*Exercise goal:* Lines containing the word "produces" are to be located and copied.

*Supplied records:*
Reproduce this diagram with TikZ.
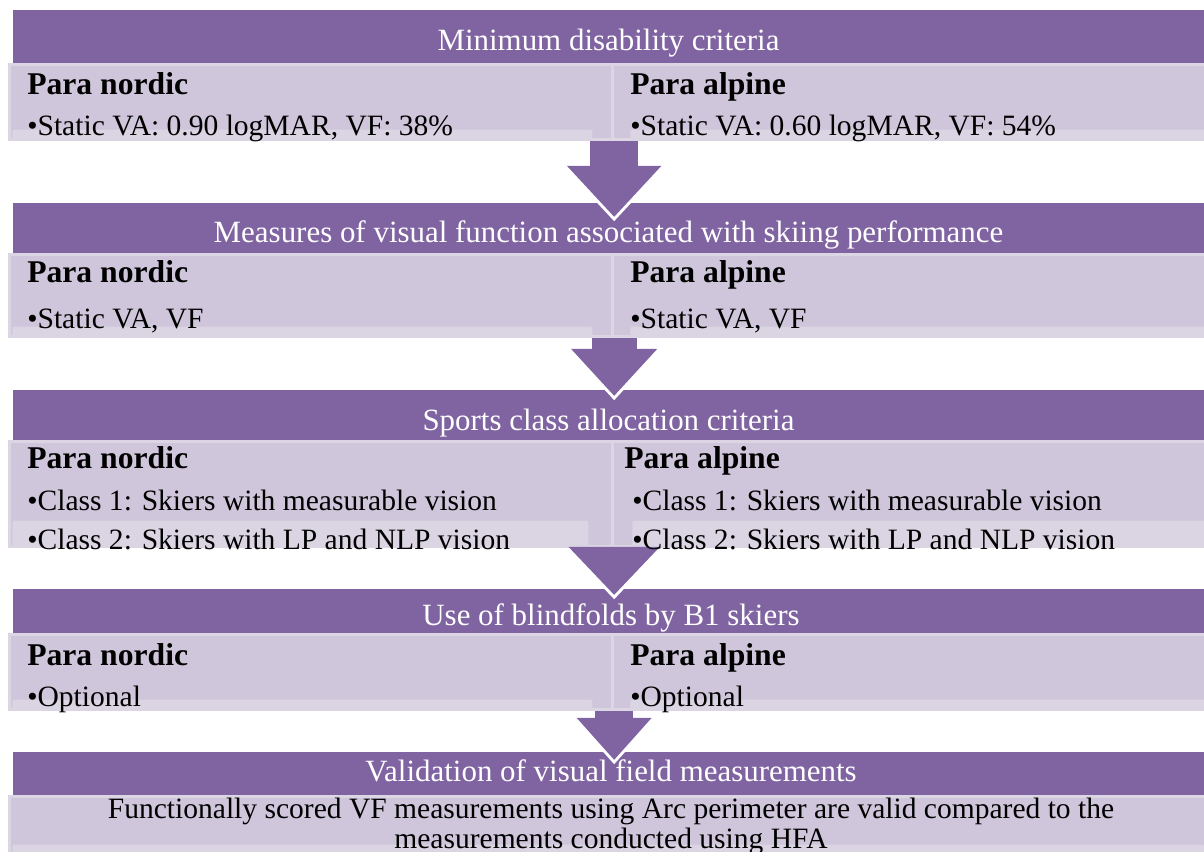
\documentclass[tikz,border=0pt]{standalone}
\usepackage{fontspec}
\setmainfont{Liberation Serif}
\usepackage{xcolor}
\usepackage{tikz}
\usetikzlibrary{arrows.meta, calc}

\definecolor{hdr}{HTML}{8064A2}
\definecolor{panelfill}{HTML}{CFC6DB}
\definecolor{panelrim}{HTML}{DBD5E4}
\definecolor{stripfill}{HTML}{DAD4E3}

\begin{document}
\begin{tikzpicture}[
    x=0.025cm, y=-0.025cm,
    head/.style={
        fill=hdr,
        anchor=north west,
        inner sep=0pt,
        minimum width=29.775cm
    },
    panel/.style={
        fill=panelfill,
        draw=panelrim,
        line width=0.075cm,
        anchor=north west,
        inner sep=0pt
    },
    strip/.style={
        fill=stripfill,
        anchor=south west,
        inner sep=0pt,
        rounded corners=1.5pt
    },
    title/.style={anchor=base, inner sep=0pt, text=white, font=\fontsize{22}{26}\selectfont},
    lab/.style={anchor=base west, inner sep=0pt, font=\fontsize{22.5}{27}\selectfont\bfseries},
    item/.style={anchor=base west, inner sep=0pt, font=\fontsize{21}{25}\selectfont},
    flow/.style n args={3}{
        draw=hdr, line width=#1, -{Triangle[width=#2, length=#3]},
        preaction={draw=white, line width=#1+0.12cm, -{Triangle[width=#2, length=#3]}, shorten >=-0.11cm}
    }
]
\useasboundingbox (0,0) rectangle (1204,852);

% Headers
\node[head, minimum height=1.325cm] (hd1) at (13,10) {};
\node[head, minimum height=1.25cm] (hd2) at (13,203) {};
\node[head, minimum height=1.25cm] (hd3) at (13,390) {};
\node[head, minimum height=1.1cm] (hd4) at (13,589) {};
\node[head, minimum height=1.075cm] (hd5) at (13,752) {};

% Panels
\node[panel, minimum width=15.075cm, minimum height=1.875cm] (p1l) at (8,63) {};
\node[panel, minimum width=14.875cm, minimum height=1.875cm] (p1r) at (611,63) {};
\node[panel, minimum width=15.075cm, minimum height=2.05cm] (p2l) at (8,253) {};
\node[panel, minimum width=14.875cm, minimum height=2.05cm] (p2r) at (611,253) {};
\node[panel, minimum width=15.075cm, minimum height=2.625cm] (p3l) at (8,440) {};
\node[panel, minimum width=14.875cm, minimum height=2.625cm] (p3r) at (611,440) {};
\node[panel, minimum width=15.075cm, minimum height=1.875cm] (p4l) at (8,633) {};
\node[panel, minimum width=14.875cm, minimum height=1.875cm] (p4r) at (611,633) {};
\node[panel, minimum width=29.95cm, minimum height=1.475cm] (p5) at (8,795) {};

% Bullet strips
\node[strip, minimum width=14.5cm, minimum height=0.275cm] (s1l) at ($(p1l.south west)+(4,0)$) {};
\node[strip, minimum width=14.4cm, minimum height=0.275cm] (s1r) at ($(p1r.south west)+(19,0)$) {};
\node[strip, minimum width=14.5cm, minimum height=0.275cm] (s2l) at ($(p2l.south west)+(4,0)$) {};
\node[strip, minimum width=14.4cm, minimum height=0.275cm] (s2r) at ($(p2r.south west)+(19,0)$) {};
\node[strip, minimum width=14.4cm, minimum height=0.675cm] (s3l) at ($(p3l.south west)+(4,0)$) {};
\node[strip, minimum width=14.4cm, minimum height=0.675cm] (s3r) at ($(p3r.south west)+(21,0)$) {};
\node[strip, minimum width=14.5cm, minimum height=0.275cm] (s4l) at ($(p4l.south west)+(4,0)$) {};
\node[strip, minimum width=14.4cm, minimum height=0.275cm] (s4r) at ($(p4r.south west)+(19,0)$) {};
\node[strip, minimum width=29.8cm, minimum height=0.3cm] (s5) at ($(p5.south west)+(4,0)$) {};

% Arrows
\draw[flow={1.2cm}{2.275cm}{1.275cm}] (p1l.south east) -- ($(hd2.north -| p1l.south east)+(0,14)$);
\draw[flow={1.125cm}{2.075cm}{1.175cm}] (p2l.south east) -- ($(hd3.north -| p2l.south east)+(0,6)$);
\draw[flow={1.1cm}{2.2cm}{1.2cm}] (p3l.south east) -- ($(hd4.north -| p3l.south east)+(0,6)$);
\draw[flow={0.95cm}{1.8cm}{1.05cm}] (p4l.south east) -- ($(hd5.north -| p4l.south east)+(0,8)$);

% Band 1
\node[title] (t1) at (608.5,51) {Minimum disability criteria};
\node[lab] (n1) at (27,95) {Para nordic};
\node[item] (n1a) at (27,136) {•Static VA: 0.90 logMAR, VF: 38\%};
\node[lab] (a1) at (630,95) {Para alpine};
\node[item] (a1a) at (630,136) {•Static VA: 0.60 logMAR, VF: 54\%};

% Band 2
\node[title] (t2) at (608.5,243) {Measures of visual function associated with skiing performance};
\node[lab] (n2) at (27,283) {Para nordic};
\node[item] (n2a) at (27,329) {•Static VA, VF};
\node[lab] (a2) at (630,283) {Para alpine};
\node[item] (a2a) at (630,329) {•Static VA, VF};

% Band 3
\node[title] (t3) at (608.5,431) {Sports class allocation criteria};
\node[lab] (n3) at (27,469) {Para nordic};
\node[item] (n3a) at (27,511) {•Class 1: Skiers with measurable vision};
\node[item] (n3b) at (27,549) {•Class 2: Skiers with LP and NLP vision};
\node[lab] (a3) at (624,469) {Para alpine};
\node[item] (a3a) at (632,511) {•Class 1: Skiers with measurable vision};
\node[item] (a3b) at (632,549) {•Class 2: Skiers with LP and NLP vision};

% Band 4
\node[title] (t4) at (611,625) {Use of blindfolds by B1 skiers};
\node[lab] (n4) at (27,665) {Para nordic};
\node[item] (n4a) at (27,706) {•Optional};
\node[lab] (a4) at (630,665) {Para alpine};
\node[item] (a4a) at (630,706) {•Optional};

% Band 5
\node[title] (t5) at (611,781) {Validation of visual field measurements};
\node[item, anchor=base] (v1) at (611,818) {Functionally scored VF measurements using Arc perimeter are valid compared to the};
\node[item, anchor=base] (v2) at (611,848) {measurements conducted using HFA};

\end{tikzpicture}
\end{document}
--
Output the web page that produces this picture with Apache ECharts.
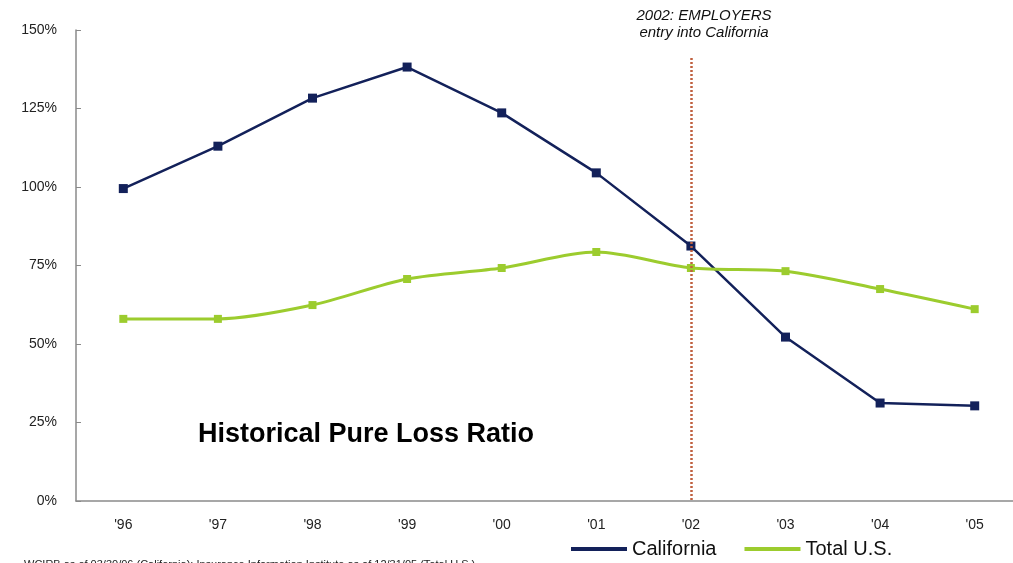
--
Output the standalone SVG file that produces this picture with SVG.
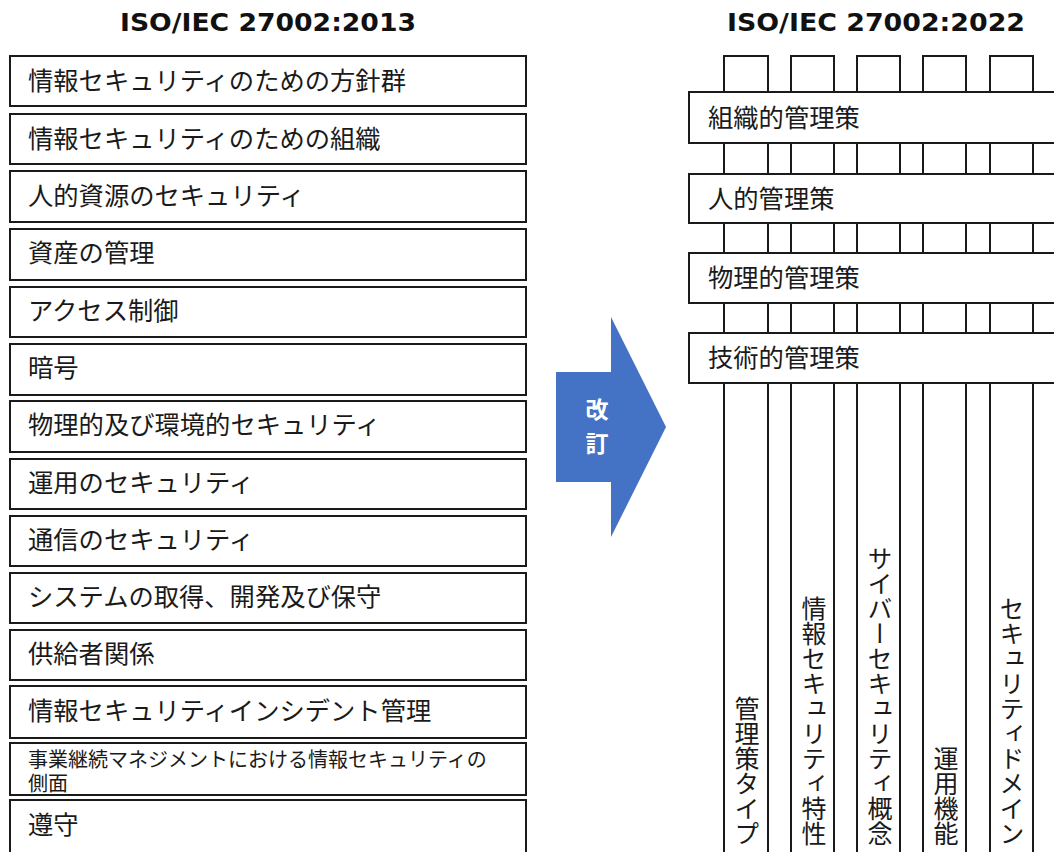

*Final answer:*
Output the web page that produces this picture with Apache ECharts.
Output the standalone SVG file that produces this picture with SVG.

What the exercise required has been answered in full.